À trois semaines du référendum constitutionnel, la contestation enfle au Gabon. La plateforme ‘Ensemble pour le Gabon’ dénonce une Constitution taillée sur mesure pour la junte militaire, et appelle au rejet du texte.
[POLITIQUE] — Par Anne Marie DWORACZEK-BENDOME – 29 octobre 2024
Le séisme politique qui secoue le Gabon prend une ampleur inédite à l’approche du référendum constitutionnel du 16 novembre 2024. Dans un réquisitoire cinglant prononcé hier à Libreville, la plateforme « Ensemble pour le Gabon« , menée par l’ancien Premier ministre Alain-Claude Bilie-By-Nze — jadis figure emblématique du système déchu — fustige ouvertement ce qu’elle qualifie de « forfaiture constitutionnelle ». Un pavé dans la mare de la junte militaire qui expose au grand jour les fissures d’une transition de plus en plus contestée.
Un texte référendum constitutionnel discutable !
L’analyse minutieuse du projet constitutionnel par l’opposition met en lumière huit points de contestation majeurs. Au cœur des critiques figure la concentration excessive des pouvoirs entre les mains d’une seule personne, une disposition que la plateforme qualifie « d’inique« . Le timing serré de la consultation — seulement dix jours accordés aux citoyens pour étudier le texte — est particulièrement décrié comme une manœuvre délibérée visant à précipiter son adoption sans véritable débat public.

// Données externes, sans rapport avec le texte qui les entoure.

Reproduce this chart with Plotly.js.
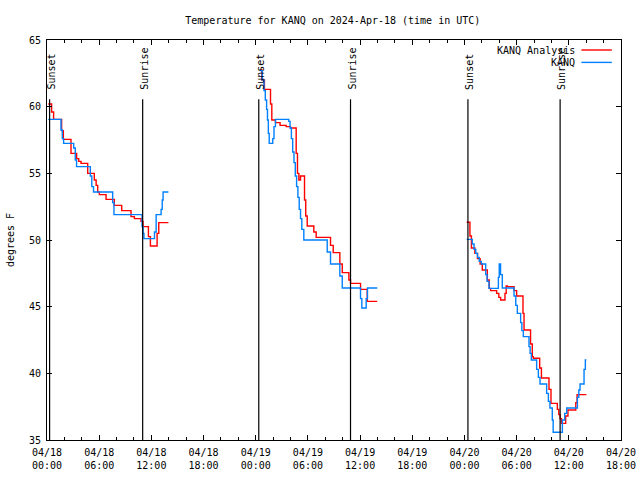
<!DOCTYPE html>
<html><head><meta charset="utf-8">
<script src="https://cdn.plot.ly/plotly-3.0.1.min.js"></script>
<style>html,body{margin:0;padding:0;background:#fff}#chart{width:640px;height:480px}</style>
</head><body><div id="chart"></div><script>
// Hours since 2024-04-18 00:00 UTC, temperatures in degrees F
const analysisHours1 = [0.15,0.53,0.76,1.68,1.88,2.76,3.41,3.65,3.91,4.68,5.44,5.65,5.83,6.02,6.79,7.74,8.59,9.66,10.05,10.81,11.04,11.66,11.89,12.66,12.85,13.96];
const analysisTemps1 = [60.2,59.6,59.05,58.2,57.55,56.5,56.1,55.9,55.75,55.0,54.5,54.1,53.6,53.4,53.05,52.6,52.2,51.75,51.6,51.4,51.0,50.25,49.55,50.5,51.3,51.3];
const analysisHours2 = [24.5,24.7,25.0,25.7,25.85,26.27,26.8,27.5,28.0,28.65,28.8,28.96,29.15,29.61,29.75,29.92,30.68,30.95,32.6,32.91,33.67,33.95,34.71,34.9,36.05,36.82,37.97];
const analysisTemps2 = [62.75,62.0,61.3,60.2,59.0,58.8,58.6,58.5,58.4,56.5,55.0,54.5,54.8,53.0,51.8,51.05,50.6,50.2,49.6,49.05,48.2,47.55,47.0,46.75,46.3,45.4,45.4];
const analysisHours3 = [48.25,48.63,48.8,49.2,49.5,49.8,50.05,50.63,50.85,51.0,51.7,51.95,52.16,52.66,52.8,52.93,53.7,54.0,54.73,54.85,55.6,55.8,55.92,56.65,56.85,57.72,57.95,58.68,58.85,59.0,59.15,59.64,59.9,60.8,60.95,62.02];
const analysisTemps3 = [51.33,50.3,49.4,49.0,48.6,48.2,47.75,47.0,46.37,46.2,46.0,45.7,45.5,46.0,46.55,46.5,46.2,45.8,44.5,43.25,42.2,41.25,41.13,40.4,39.65,38.8,37.75,37.3,36.9,36.6,36.25,36.8,37.25,37.8,38.4,38.4];

const obsHours1 = [0.15,1.61,1.76,1.91,3.07,3.25,3.40,4.98,5.15,5.35,7.55,7.70,10.93,11.05,11.15,12.36,12.55,13.12,13.25,13.35,13.96];
const obsTemps1 = [59.05,58.25,57.6,57.25,56.9,56.0,55.5,54.8,54.0,53.6,52.8,51.9,51.0,50.5,50.1,50.6,51.9,52.3,53.0,53.6,53.6];
const obsHours2 = [24.47,24.75,24.95,25.1,25.25,25.35,25.45,25.55,25.96,26.1,26.27,27.8,27.95,28.1,28.25,28.4,28.55,28.7,28.85,29.0,29.15,29.3,29.53,32.22,32.6,33.67,33.95,36.05,36.2,36.7,36.85,37.97];
const obsTemps2 = [62.7,62.0,61.2,60.5,59.8,59.0,58.0,57.25,57.6,58.5,59.05,58.9,58.4,57.6,56.6,55.8,54.8,54.0,53.2,52.3,51.6,50.8,50.0,49.1,48.2,47.3,46.4,45.6,44.9,45.6,46.4,46.4];
const obsHours3 = [48.25,48.9,49.1,49.3,49.5,49.7,49.94,50.44,50.6,50.82,51.9,52.0,52.15,52.35,53.7,53.9,54.08,54.46,54.6,54.77,55.42,55.55,55.69,56.3,56.5,56.69,57.45,57.65,57.83,58.1,58.2,59.26,59.53,59.76,60.99,61.15,61.29,61.75,61.9,62.02];
const obsTemps3 = [50.05,49.7,49.3,49.0,48.7,48.4,48.2,47.4,46.9,46.37,47.2,48.2,47.4,46.4,45.8,45.1,44.5,43.8,43.2,42.75,42.0,41.5,41.0,40.3,39.7,39.2,38.5,37.9,37.4,36.5,35.58,36.5,37.0,37.4,38.2,38.75,39.2,40.3,41.0,41.0];

const sunHours = [0.3, 11.0, 24.35, 34.9, 48.4, 59.0];
const sunLabels = ["Sunset","Sunrise","Sunset","Sunrise","Sunset","Sunrise"];

const tickVals = [0,6,12,18,24,30,36,42,48,54,60,66];
const tickText = ["04/18<br>00:00","04/18<br>06:00","04/18<br>12:00","04/18<br>18:00","04/19<br>00:00","04/19<br>06:00","04/19<br>12:00","04/19<br>18:00","04/20<br>00:00","04/20<br>06:00","04/20<br>12:00","04/20<br>18:00"];
const yTicks = [35,40,45,50,55,60,65];
const seriesNames = ["KANQ Analysis","KANQ"];
const seriesColors = ["#ff0000","#0080ff"];

function joinSegs(a,b,c){ return a.concat([null], b, [null], c); }

const FONT = "DejaVu Sans Mono, monospace";
const traces = [
  {x: joinSegs(analysisHours1, analysisHours2, analysisHours3), y: joinSegs(analysisTemps1, analysisTemps2, analysisTemps3),
   mode:"lines", line:{color:seriesColors[0], width:1.4, shape:"hv"}, name:seriesNames[0], connectgaps:false, hoverinfo:"skip"},
  {x: joinSegs(obsHours1, obsHours2, obsHours3), y: joinSegs(obsTemps1, obsTemps2, obsTemps3),
   mode:"lines", line:{color:seriesColors[1], width:1.4, shape:"hv"}, name:seriesNames[1], connectgaps:false, hoverinfo:"skip"}
];

const shapes = [];
const annotations = [];
sunHours.forEach((h,i)=>{
  shapes.push({type:"line", xref:"x", yref:"paper", x0:h, x1:h, y0:0, y1:0.852, line:{color:"#000", width:1.2}});
  annotations.push({x:h, xref:"x", y:0.87, yref:"paper", text:sunLabels[i], textangle:-90, showarrow:false,
    xanchor:"center", yanchor:"bottom", xshift:1, font:{family:FONT, size:10, color:"#000"}});
});
// gnuplot-style key: text right, line sample to its right
const keyY = [0.975, 0.944];
seriesNames.forEach((n,i)=>{
  annotations.push({x:0.923, xref:"paper", y:keyY[i], yref:"paper", text:n, showarrow:false, xanchor:"right", yanchor:"middle",
    font:{family:FONT, size:10, color:"#000"}});
  shapes.push({type:"line", xref:"paper", yref:"paper", x0:0.931, x1:0.984, y0:keyY[i], y1:keyY[i], line:{color:seriesColors[i], width:1.4}});
});

const layout = {
  width:640, height:480,
  margin:{l:47, r:19, t:40, b:40},
  paper_bgcolor:"#fff", plot_bgcolor:"#fff",
  font:{family:FONT, size:10, color:"#000"},
  showlegend:false,
  title:{text:"Temperature for KANQ on 2024-Apr-18 (time in UTC)", x:0.52, xanchor:"center", y:0.958, yanchor:"middle", font:{family:FONT, size:10, color:"#000"}},
  xaxis:{range:[0,66], tickmode:"array", tickvals:tickVals, ticktext:tickText, ticks:"inside", ticklen:5, tickcolor:"#000",
    showline:true, linecolor:"#000", linewidth:1, mirror:"allticks", showgrid:false, zeroline:false, ticklabelstandoff:3,
    minor:{tickmode:"linear", tick0:0, dtick:2, ticks:"inside", ticklen:3, tickcolor:"#000", showgrid:false},
    tickfont:{family:FONT, size:10}, fixedrange:true},
  yaxis:{range:[35,65], tickmode:"array", tickvals:yTicks, ticks:"inside", ticklen:5, tickcolor:"#000",
    showline:true, linecolor:"#000", linewidth:1, mirror:"allticks", showgrid:false, zeroline:false, ticklabelstandoff:3,
    title:{text:"degrees F", standoff:12, font:{family:FONT, size:10}},
    tickfont:{family:FONT, size:10}, fixedrange:true},
  shapes:shapes, annotations:annotations
};
Plotly.newPlot("chart", traces, layout, {displayModeBar:false, staticPlot:true});
</script></body></html>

« La victoire de l’État de droit ne sera possible qu’en rejetant massivement ce projet lors du référendum du 16 novembre prochain. Ainsi, sera mise hors d’état de nuire, une Constitution taillée sur mesure et cousue de fil blanc », a déclaré Bilie-By-Nze, dans des propos qui illustrent la profondeur de la fracture politique actuelle.
Remise en cause de la légitimité transitionnelle
L’ancien Premier ministre va plus loin dans sa critique en qualifiant le coup d’État du 30 août 2023 de « crime imprescriptible contre le peuple gabonais« . Une position audacieuse qui tranche avec le narratif officiel d’une intervention militaire salvatrice. « Que l’on ne s’y méprenne pas. En aucune façon, l’irruption des militaires sur la scène politique, même si elle s’est faite sans effusion de sang, ne saurait être tenue pour salvatrice, car un crime reste un crime !« , affirme-t-il avec véhémence.
La plateforme « Ensemble pour le Gabon » soutient que la solution légale aurait été de publier les véritables résultats de l’élection d’août 2023, plutôt que d’installer un nouveau régime par la force. Une position qui ravive le débat sur la légitimité du Comité pour la transition et la restauration des institutions (CTRI).
Un processus constitutionnel contesté
Le processus d’élaboration de la nouvelle Constitution fait également l’objet de vives critiques. La plateforme dénonce « le fait que le projet de constitution du CTRI n’a jamais fait l’objet d’une communication massive et transparente aux Gabonaises et aux Gabonais« . Cette opacité présumée alimente les suspicions d’une manœuvre politique visant à consolider le pouvoir actuel plutôt qu’à établir un véritable État de droit.
« Le CTRI et ses alliés ont préféré la dissimulation, la perfidie et la tromperie pour faire valider au peuple, dans un simulacre de scrutin référendaire, une constitution dont le contenu, sans âme, ne vise qu’à la confiscation du pouvoir« , accuse la plateforme dans sa déclaration.
Les enjeux d’un scrutin crucial
L’appel au rejet du texte constitutionnel s’inscrit dans un contexte politique plus large. Pour l’opposition, ce référendum représente une opportunité cruciale de réorienter la transition politique du pays. « Puisqu’ils ont été incapables de produire le changement attendu, il nous revient à nous, peuple gabonais, d’y pourvoir en disant nettement et massivement ‘non’ au référendum du 16 novembre 2024« , exhorte Bilie-By-Nze.
La critique du processus constitutionnel met également en lumière les tensions persistantes entre les différentes factions politiques du pays. L’opposition accuse le pouvoir de transition d’orchestrer un « vaste complot ourdi contre le Gabon et son peuple« , une accusation qui souligne la profondeur de la méfiance politique actuelle.
Perspectives et implications
À moins de trois semaines du scrutin référendaire, cette prise de position de « Ensemble pour le Gabon » pourrait influencer significativement le débat public. La capacité de la plateforme à mobiliser ses partisans et à convaincre les indécis sera déterminante pour l’issue du vote.
Ce référendum constitutionnel apparaît désormais comme un moment charnière pour l’avenir politique du Gabon. Au-delà du simple vote sur un texte constitutionnel, il représente un véritable test pour la légitimité du processus de transition et pourrait redéfinir les rapports de force au sein de la classe politique gabonaise.